Bettis opened a restaurant called "Jerome Bettis' Grille 36" on June 5, 2007, on Pittsburgh's Northside.

Bettis makes a cameo as himself in the episode "The Convention" of season 3 of the NBC comedy series The Office. Signing autographs at a paper convention, Michael Scott tries to invite him to a room party, which Bettis declines. Later, Michael claims Bettis is nicknamed "The Bus" because he is afraid of flying.

In 2010, Bettis joined School of the Legends (SOTL), an online community and partner of the NFLPA. He was featured in an article on the D1 Training website in February 2011 and filmed training courses for SOTL that focused on his position as a running back.

Bettis is currently the host of The Jerome Bettis Show on WPXI-TV, filmed at Heinz Field in Pittsburgh, airing Saturdays at 7:00 PM and 1:00 AM. He was a commentator for the NFL Network and a former NBC studio analyst for Football Night in America. Now he is an NFL analyst for different ESPN programs, such as SportsCenter.

The Jerome Bettis Bus Stops Here Foundation and other agencies sponsor the Jerome Bettis Asthma and Sports Camp annually for children with asthma. Bettis has also delivered over 1000 pairs of cleats to children in the Detroit school system.
After falling short as a finalist in 2013, on January 31, 2015, Bettis was voted into The Pro Football Hall of Fame. Bettis returned to NBC to help Bob Costas preside over the Vince Lombardi Trophy presentation at the end of Super Bowl XLIX on February 1, 2015.

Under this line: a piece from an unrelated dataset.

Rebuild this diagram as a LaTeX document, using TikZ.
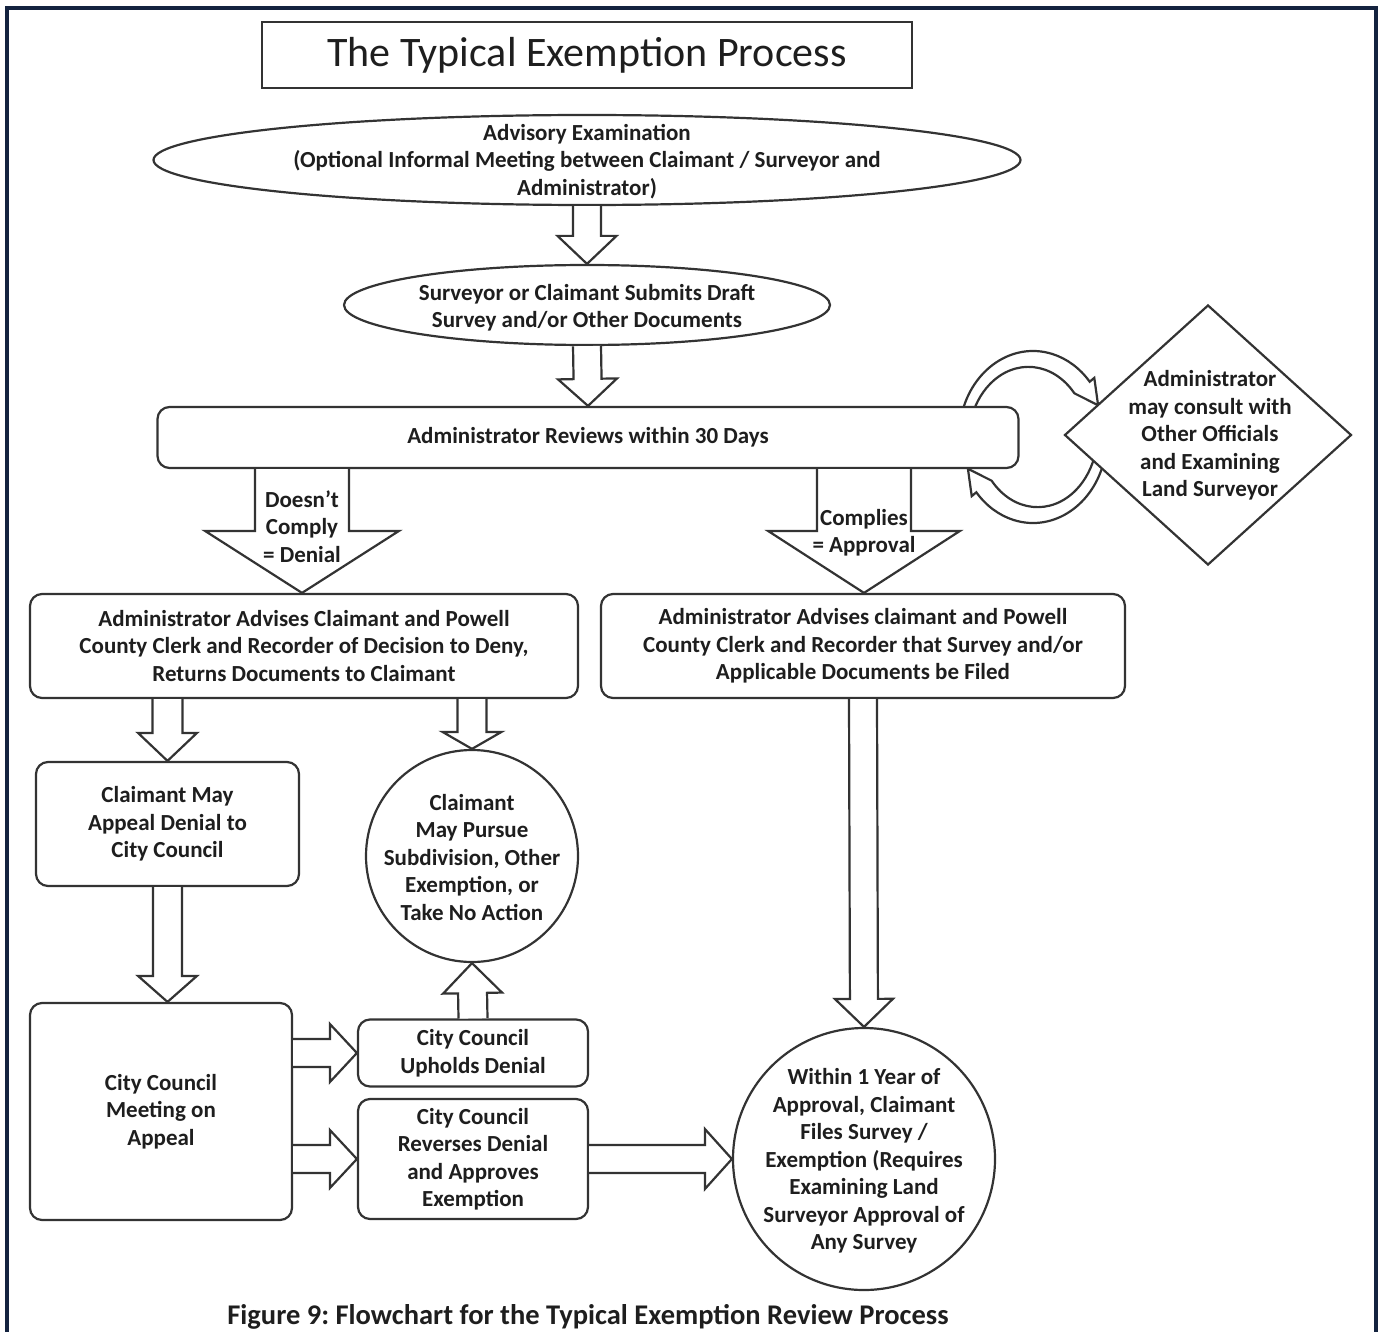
\documentclass[tikz,border=0pt]{standalone}
\usepackage{fontspec}
\setmainfont{Carlito}
\frenchspacing
\usetikzlibrary{shapes.geometric,calc}
\definecolor{linec}{HTML}{333333}
\definecolor{textc}{HTML}{1E1E1E}
\definecolor{framec}{HTML}{14233F}
% block arrow: from, to, shaft half width, head half width, head length
\newcommand{\blockarr}[5]{%
  \draw[barr] let \p1=(#1), \p2=(#2), \n1={atan2(\y2-\y1,\x2-\x1)},
    \p3=($(\p2)+(\n1+180:#5pt)$) in
    ($(\p1)+(\n1+90:#3pt)$) -- ($(\p3)+(\n1+90:#3pt)$) -- ($(\p3)+(\n1+90:#4pt)$)
    -- (\p2) -- ($(\p3)+(\n1-90:#4pt)$) -- ($(\p3)+(\n1-90:#3pt)$) -- ($(\p1)+(\n1-90:#3pt)$);}
\begin{document}
\begin{tikzpicture}[x=1pt,y=-1pt,
  txt/.style={align=center, text=textc, font=\fontsize{23}{27.5}\selectfont\bfseries, inner sep=0pt},
  shp/.style={draw=linec, line width=2.2pt, fill=white, inner sep=0pt},
  rbox/.style={shp, rounded corners=12pt, align=center, text=textc, font=\fontsize{23}{27.5}\selectfont\bfseries},
  barr/.style={draw=linec, line width=2.2pt, fill=white, line join=miter}]
\useasboundingbox (0,0) rectangle (1383,1332);
% outer frame
\draw[framec, line width=4pt] (7,1340) -- (7,8) -- (1376,8) -- (1376,1340);
% title
\node[draw=linec, line width=2.5pt, minimum width=650pt, minimum height=66pt, inner sep=0pt,
  text=textc, font=\fontsize{42}{46}\selectfont] (title) at (587,55) {The Typical Exemption Process};
% ellipses
\node[shp, ellipse, minimum width=867pt, minimum height=90pt] (e1) at (587,160) {};
\node[txt] (e1t) at (587,161.5) {Advisory Examination\\(Optional Informal Meeting between Claimant / Surveyor and\\Administrator)};
\node[shp, ellipse, minimum width=486pt, minimum height=80pt] (e2) at (587,305) {};
\node[txt] (e2t) at (587,307.5) {Surveyor or Claimant Submits Draft\\Survey and/or Other Documents};
% curved arrows (drawn before the box and diamond)
\begin{scope}[shift={(1033,437)}, yscale=-1]
\draw[barr] (165:74 and 86) arc[start angle=165,end angle=40,x radius=74,y radius=86]
  -- (40:80 and 92) -- ($(40:67 and 80)+(-55:24)$) -- (40:54 and 68)
  arc[start angle=40,end angle=165,x radius=60,y radius=74] -- cycle;
\draw[barr] (-15:74 and 86) arc[start angle=-15,end angle=-140,x radius=74,y radius=86]
  -- (-140:80 and 92) -- ($(-140:67 and 80)+(125:24)$) -- (-140:54 and 68)
  arc[start angle=-140,end angle=-15,x radius=60,y radius=74] -- cycle;
\end{scope}
\node[rbox, minimum width=861pt, minimum height=61pt] (rev) at (588,437.5) {Administrator Reviews within 30 Days};
\node[shp, diamond, minimum width=287pt, minimum height=260pt] (dia) at (1208,435) {};
\node[txt] (diat) at (1210,435.5) {Administrator\\may consult with\\Other Officials\\and Examining\\Land Surveyor};
% decision boxes
\node[rbox, minimum width=548pt, minimum height=104pt] (deny) at (304,646)
  {Administrator Advises Claimant and Powell\\County Clerk and Recorder of Decision to Deny,\\Returns Documents to Claimant};
\node[rbox, minimum width=524pt, minimum height=104pt] (appr) at (863,646)
  {Administrator Advises claimant and Powell\\County Clerk and Recorder that Survey and/or\\Applicable Documents be Filed};
\node[rbox, minimum width=263pt, minimum height=124pt] (appeal) at (167.5,824)
  {Claimant May\\Appeal Denial to\\City Council};
\node[shp, circle, minimum size=212pt] (pursue) at (472,856) {};
\node[txt] (pursuet) at (472,857.5) {Claimant\\May Pursue\\Subdivision, Other\\Exemption, or\\Take No Action};
\node[rbox, minimum width=262pt, minimum height=217pt] (meet) at (161,1111.5)
  {City Council\\Meeting on\\Appeal};
\node[rbox, minimum width=230pt, minimum height=67pt] (uph) at (473,1053)
  {City Council\\Upholds Denial};
\node[rbox, minimum width=230pt, minimum height=120pt] (revs) at (473,1159)
  {City Council\\Reverses Denial\\and Approves\\Exemption};
\node[shp, circle, minimum size=262pt] (fin) at (864,1159) {};
\node[txt] (fint) at (864,1161) {Within 1 Year of\\Approval, Claimant\\Files Survey /\\Exemption (Requires\\Examining Land\\Surveyor Approval of\\Any Survey};
% block arrows
\blockarr{e1.south}{e2.north}{14}{29.5}{28}
\blockarr{e2.south}{rev.north}{14}{29.5}{27}
\blockarr{302,0 |- rev.south}{302,0 |- deny.north}{47}{97}{62}
\blockarr{864,0 |- rev.south}{864,0 |- appr.north}{47}{96}{62}
\blockarr{167.5,0 |- deny.south}{appeal.north}{15}{29.5}{28}
\blockarr{472,0 |- deny.south}{pursue.north}{14.5}{29.5}{17}
\blockarr{167.5,0 |- appeal.south}{167.5,0 |- meet.north}{14.5}{29.5}{26}
\blockarr{uph.north}{pursue.south}{14.5}{29.5}{30}
\blockarr{meet.east |- uph.west}{uph.west}{14}{29}{27}
\blockarr{meet.east |- revs.west}{revs.west}{14}{29}{27}
\blockarr{revs.east}{fin.west}{14}{30}{27}
\blockarr{appr.south}{fin.north}{14}{29}{28}
% arrow labels
\node[txt] (dl) at (302,526.5) {Doesn’t\\Comply\\= Denial};
\node[txt] (cl) at (864,532.5) {Complies\\= Approval};
% caption
\node[text=textc, font=\fontsize{28.5}{32}\selectfont\bfseries, inner sep=0pt] (cap) at (588,1317)
  {Figure 9: Flowchart for the Typical Exemption Review Process};
\end{tikzpicture}
\end{document}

Bettis starred in a Geico commercial in 2019, playing a running back in flag football that dominates the competition (49–0).

Bettis portrays himself in the episode "Welcome to the Ex-Files" in Season 4 of the CBS comedy series The Neighborhood, where he visits the home of principal characters Calvin and Tina Butler for dinner after running into them at a restaurant. In the course of the evening, characters learn that Bettis & Tina had a "summer fling" when they were teenagers, triggering jealousy in Calvin that gets resolved by the end of the episode.

Bettis returned on campus at the University of Notre Dame in 2021–2022 to finish his bachelor's degree, something he had started nearly 30 years earlier. He graduated in May 2022 with a bachelor's degree in business.

==Personal life==
Bettis has made political donations to both Democratic and Republican candidates, such as the Congressional campaign of Democratic Representative Carolyn Cheeks Kilpatrick and George W. Bush's 2004 reelection campaign. On March 29, 2008, Bettis accompanied Barack Obama on a campaign visit to the U.S. Steel plant in Braddock, Pennsylvania. Bettis endorsed Vice President Kamala Harris in the 2024 presidential election.

Bettis is married to his wife Trameka. Together they have two kids: a daughter, Jada and a son, Jerome Jr., who is on Notre Dame’s football roster as a wide receiver.